_Items_
++++++

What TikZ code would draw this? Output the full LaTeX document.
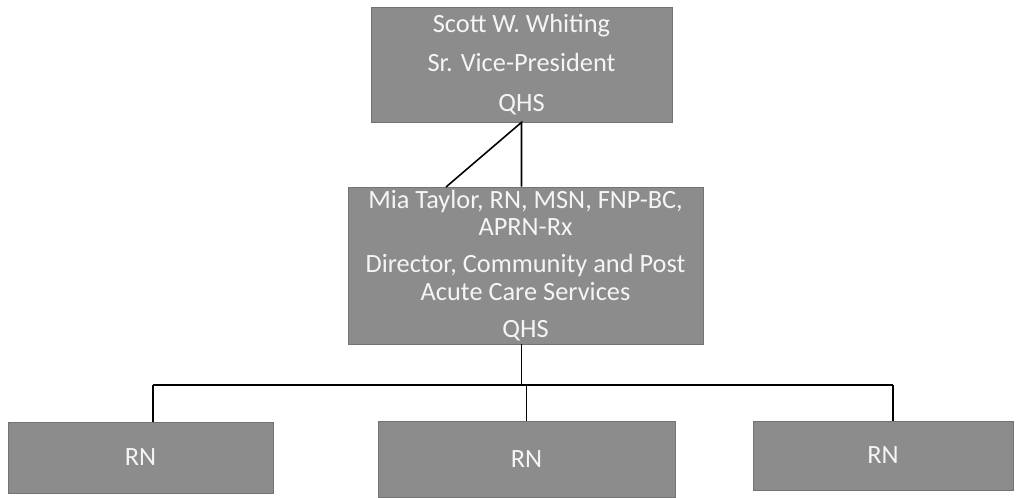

++++++

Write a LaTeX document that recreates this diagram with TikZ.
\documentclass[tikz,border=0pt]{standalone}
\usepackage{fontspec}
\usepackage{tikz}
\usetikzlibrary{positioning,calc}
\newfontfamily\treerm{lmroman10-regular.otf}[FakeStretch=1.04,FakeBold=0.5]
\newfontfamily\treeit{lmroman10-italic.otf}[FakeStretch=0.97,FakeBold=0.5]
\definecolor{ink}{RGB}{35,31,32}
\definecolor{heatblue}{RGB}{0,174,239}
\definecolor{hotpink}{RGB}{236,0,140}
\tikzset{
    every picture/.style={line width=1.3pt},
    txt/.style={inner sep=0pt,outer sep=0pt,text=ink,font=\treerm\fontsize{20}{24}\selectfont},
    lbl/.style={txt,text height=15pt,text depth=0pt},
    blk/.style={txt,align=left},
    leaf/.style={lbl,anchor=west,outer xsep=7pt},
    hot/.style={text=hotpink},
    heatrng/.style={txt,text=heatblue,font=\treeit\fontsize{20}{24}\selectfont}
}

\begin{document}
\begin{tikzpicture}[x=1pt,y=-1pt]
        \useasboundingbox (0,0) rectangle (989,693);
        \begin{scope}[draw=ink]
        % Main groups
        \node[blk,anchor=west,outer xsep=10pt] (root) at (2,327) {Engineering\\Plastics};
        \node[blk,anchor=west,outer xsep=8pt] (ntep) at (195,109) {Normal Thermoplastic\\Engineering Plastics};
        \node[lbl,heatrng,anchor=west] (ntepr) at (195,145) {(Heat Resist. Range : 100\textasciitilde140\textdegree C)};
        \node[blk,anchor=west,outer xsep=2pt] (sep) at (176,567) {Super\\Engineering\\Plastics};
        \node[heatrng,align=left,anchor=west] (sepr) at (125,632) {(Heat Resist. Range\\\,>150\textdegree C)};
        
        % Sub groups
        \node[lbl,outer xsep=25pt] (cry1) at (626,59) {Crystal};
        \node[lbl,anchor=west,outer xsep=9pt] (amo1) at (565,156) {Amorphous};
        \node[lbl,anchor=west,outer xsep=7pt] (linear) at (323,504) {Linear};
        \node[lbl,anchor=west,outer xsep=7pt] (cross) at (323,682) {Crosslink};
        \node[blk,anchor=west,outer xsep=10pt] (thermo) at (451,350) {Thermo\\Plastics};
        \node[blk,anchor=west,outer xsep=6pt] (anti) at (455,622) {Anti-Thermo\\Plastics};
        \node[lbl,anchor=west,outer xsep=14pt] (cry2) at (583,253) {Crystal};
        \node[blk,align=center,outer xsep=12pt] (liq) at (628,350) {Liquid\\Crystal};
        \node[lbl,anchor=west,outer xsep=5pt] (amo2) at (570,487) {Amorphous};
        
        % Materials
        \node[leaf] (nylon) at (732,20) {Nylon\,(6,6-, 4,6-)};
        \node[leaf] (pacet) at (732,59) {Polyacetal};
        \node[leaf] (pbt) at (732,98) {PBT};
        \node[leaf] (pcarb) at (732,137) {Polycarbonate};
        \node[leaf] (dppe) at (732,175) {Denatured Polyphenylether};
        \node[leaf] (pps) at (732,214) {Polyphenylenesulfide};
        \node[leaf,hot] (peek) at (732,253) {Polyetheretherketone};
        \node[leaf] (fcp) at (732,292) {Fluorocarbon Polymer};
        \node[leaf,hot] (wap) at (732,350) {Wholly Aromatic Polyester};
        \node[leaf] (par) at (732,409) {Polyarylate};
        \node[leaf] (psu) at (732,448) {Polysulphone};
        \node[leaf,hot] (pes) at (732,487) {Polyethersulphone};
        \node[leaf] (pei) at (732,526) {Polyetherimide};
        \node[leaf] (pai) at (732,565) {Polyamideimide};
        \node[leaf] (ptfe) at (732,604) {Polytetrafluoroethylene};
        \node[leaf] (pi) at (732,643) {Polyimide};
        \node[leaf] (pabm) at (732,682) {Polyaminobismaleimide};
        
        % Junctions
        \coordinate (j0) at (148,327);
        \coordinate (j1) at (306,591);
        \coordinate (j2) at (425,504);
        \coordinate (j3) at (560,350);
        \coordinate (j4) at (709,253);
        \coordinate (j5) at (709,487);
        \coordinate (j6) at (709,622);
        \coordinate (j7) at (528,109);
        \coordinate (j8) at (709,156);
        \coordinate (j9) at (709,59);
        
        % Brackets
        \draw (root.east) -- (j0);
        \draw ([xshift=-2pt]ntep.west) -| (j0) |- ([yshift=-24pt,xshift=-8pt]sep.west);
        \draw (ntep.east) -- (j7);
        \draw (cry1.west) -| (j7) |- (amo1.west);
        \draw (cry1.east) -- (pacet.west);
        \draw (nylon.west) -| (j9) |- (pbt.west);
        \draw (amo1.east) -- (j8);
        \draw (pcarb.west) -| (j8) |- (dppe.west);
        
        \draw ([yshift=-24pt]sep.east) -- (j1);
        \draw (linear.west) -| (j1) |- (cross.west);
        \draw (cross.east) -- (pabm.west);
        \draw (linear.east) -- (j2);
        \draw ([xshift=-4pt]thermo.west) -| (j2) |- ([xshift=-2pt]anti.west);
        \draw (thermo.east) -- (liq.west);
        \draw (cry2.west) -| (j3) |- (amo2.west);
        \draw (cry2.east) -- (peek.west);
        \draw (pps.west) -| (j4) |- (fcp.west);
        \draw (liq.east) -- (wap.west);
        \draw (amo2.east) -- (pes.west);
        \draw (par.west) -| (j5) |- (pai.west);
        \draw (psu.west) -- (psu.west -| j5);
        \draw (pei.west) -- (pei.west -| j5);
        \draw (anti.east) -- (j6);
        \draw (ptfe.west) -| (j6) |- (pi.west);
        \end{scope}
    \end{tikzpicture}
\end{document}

++++++

Go through the records line by line and count those containing the string "this". Give only the total.

2